** Begin SOURCE DATA **

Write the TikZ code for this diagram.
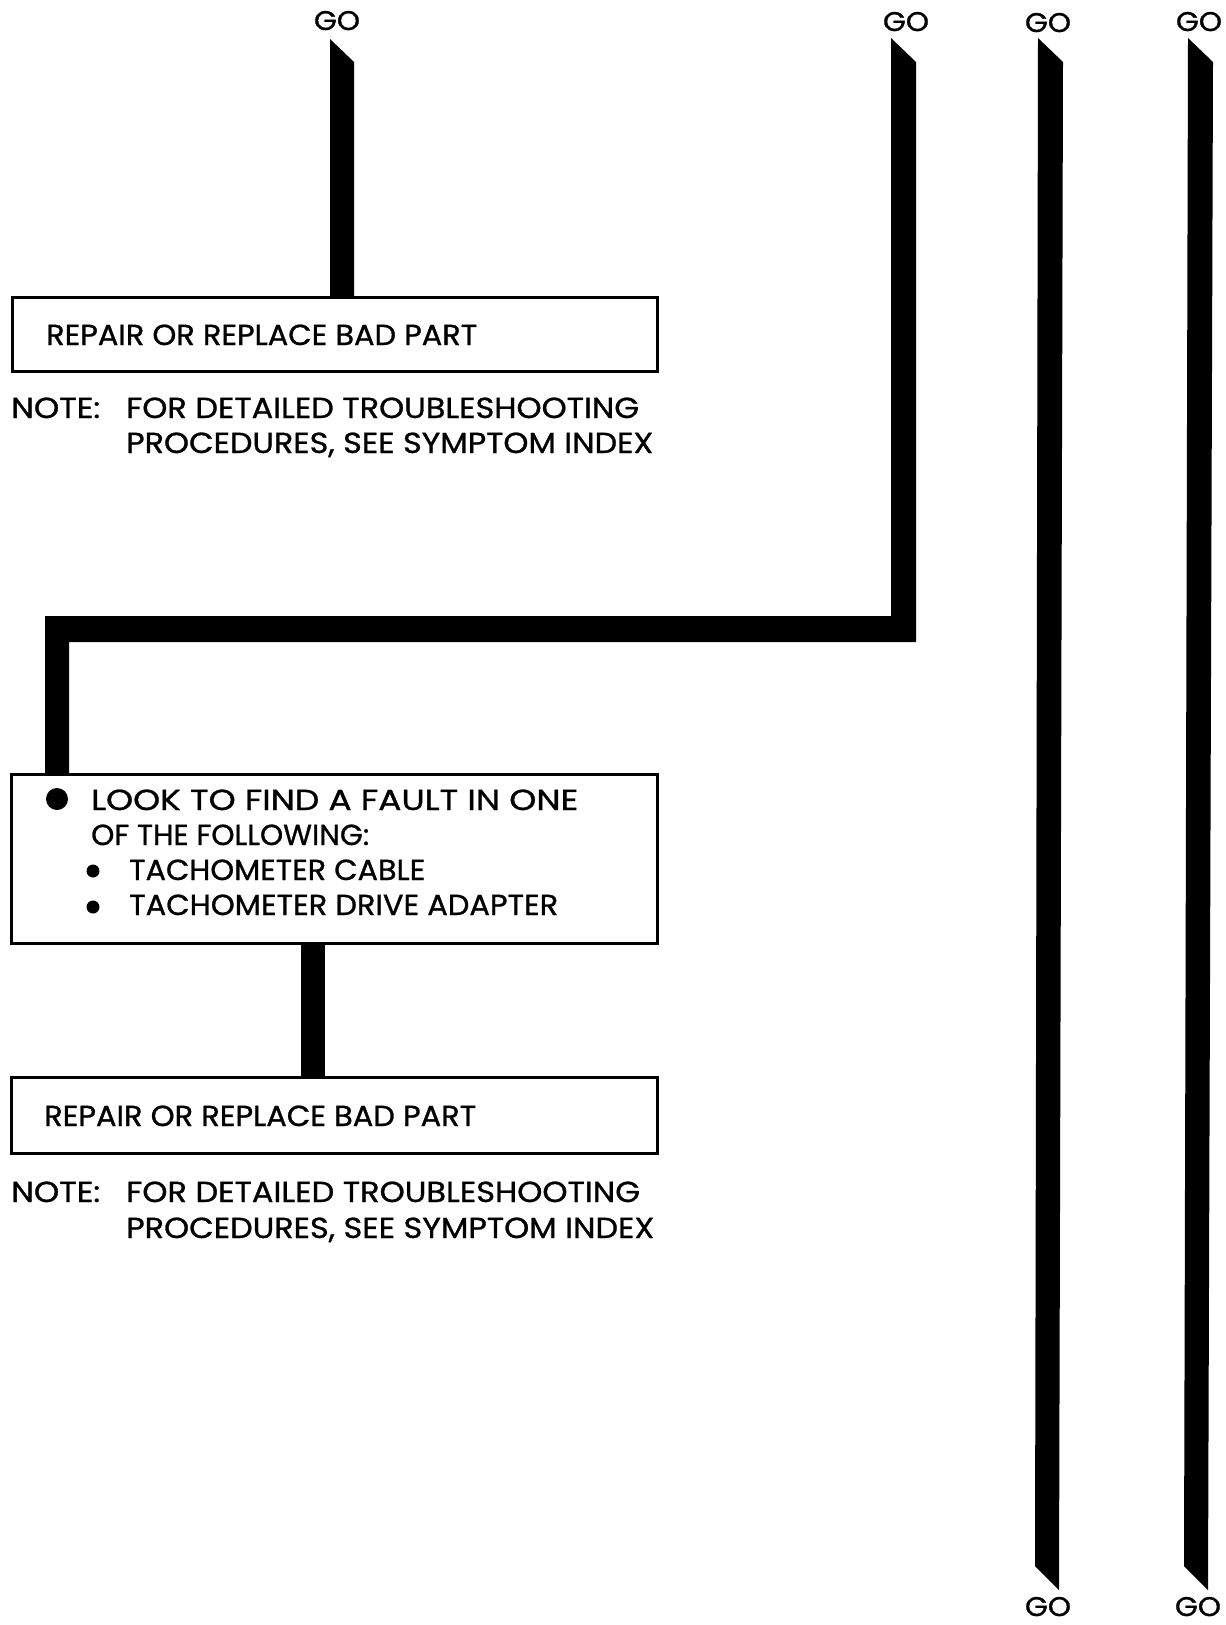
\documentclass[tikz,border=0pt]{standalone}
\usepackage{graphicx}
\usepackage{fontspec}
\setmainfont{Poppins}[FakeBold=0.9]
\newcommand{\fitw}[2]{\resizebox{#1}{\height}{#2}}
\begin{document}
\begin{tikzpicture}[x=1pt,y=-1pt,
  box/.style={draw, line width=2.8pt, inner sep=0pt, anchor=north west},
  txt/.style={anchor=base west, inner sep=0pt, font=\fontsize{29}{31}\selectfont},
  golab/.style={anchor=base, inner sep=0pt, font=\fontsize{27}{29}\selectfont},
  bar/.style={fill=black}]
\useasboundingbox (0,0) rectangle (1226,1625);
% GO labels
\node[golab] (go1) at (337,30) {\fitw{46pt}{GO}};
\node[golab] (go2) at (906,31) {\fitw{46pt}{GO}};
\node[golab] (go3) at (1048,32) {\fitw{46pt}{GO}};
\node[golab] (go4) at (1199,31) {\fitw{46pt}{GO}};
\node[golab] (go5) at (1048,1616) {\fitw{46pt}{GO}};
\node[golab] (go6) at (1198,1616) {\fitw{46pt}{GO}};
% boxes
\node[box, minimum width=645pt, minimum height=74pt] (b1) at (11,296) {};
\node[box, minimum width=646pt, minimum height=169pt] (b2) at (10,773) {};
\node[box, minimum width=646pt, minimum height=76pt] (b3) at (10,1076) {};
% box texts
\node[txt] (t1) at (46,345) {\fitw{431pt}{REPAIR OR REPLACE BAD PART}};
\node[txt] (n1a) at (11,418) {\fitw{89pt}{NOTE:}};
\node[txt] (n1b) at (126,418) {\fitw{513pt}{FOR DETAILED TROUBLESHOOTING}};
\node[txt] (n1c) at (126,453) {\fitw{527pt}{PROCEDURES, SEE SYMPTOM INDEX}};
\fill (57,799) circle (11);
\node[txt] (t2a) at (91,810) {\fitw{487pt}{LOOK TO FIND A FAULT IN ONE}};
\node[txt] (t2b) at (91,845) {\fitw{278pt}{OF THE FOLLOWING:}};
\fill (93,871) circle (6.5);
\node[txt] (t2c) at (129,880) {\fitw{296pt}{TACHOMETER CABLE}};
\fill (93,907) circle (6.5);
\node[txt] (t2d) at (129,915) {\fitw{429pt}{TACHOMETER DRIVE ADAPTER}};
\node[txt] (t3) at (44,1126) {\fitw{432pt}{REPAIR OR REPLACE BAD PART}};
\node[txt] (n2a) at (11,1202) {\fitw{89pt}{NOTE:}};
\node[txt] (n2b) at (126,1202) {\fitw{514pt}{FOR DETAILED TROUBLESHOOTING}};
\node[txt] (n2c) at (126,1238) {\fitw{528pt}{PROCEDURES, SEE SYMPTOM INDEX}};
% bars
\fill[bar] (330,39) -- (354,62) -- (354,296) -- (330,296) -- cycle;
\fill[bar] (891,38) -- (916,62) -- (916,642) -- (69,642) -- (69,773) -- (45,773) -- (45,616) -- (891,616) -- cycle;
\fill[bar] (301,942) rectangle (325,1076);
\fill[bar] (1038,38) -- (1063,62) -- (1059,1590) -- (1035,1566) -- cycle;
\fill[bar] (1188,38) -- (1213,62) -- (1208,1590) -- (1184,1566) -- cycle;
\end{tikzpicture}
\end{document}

** End SOURCE DATA **

### TO BE DONE
Print out the lines exactly, skipping any picture.

### WRITTEN RESPONSE
Write the TikZ code for this diagram.
\documentclass[tikz,border=0pt]{standalone}
\usepackage{graphicx}
\usepackage{fontspec}
\setmainfont{Poppins}[FakeBold=0.9]
\newcommand{\fitw}[2]{\resizebox{#1}{\height}{#2}}
\begin{document}
\begin{tikzpicture}[x=1pt,y=-1pt,
  box/.style={draw, line width=2.8pt, inner sep=0pt, anchor=north west},
  txt/.style={anchor=base west, inner sep=0pt, font=\fontsize{29}{31}\selectfont},
  golab/.style={anchor=base, inner sep=0pt, font=\fontsize{27}{29}\selectfont},
  bar/.style={fill=black}]
\useasboundingbox (0,0) rectangle (1226,1625);
% GO labels
\node[golab] (go1) at (337,30) {\fitw{46pt}{GO}};
\node[golab] (go2) at (906,31) {\fitw{46pt}{GO}};
\node[golab] (go3) at (1048,32) {\fitw{46pt}{GO}};
\node[golab] (go4) at (1199,31) {\fitw{46pt}{GO}};
\node[golab] (go5) at (1048,1616) {\fitw{46pt}{GO}};
\node[golab] (go6) at (1198,1616) {\fitw{46pt}{GO}};
% boxes
\node[box, minimum width=645pt, minimum height=74pt] (b1) at (11,296) {};
\node[box, minimum width=646pt, minimum height=169pt] (b2) at (10,773) {};
\node[box, minimum width=646pt, minimum height=76pt] (b3) at (10,1076) {};
% box texts
\node[txt] (t1) at (46,345) {\fitw{431pt}{REPAIR OR REPLACE BAD PART}};
\node[txt] (n1a) at (11,418) {\fitw{89pt}{NOTE:}};
\node[txt] (n1b) at (126,418) {\fitw{513pt}{FOR DETAILED TROUBLESHOOTING}};
\node[txt] (n1c) at (126,453) {\fitw{527pt}{PROCEDURES, SEE SYMPTOM INDEX}};
\fill (57,799) circle (11);
\node[txt] (t2a) at (91,810) {\fitw{487pt}{LOOK TO FIND A FAULT IN ONE}};
\node[txt] (t2b) at (91,845) {\fitw{278pt}{OF THE FOLLOWING:}};
\fill (93,871) circle (6.5);
\node[txt] (t2c) at (129,880) {\fitw{296pt}{TACHOMETER CABLE}};
\fill (93,907) circle (6.5);
\node[txt] (t2d) at (129,915) {\fitw{429pt}{TACHOMETER DRIVE ADAPTER}};
\node[txt] (t3) at (44,1126) {\fitw{432pt}{REPAIR OR REPLACE BAD PART}};
\node[txt] (n2a) at (11,1202) {\fitw{89pt}{NOTE:}};
\node[txt] (n2b) at (126,1202) {\fitw{514pt}{FOR DETAILED TROUBLESHOOTING}};
\node[txt] (n2c) at (126,1238) {\fitw{528pt}{PROCEDURES, SEE SYMPTOM INDEX}};
% bars
\fill[bar] (330,39) -- (354,62) -- (354,296) -- (330,296) -- cycle;
\fill[bar] (891,38) -- (916,62) -- (916,642) -- (69,642) -- (69,773) -- (45,773) -- (45,616) -- (891,616) -- cycle;
\fill[bar] (301,942) rectangle (325,1076);
\fill[bar] (1038,38) -- (1063,62) -- (1059,1590) -- (1035,1566) -- cycle;
\fill[bar] (1188,38) -- (1213,62) -- (1208,1590) -- (1184,1566) -- cycle;
\end{tikzpicture}
\end{document}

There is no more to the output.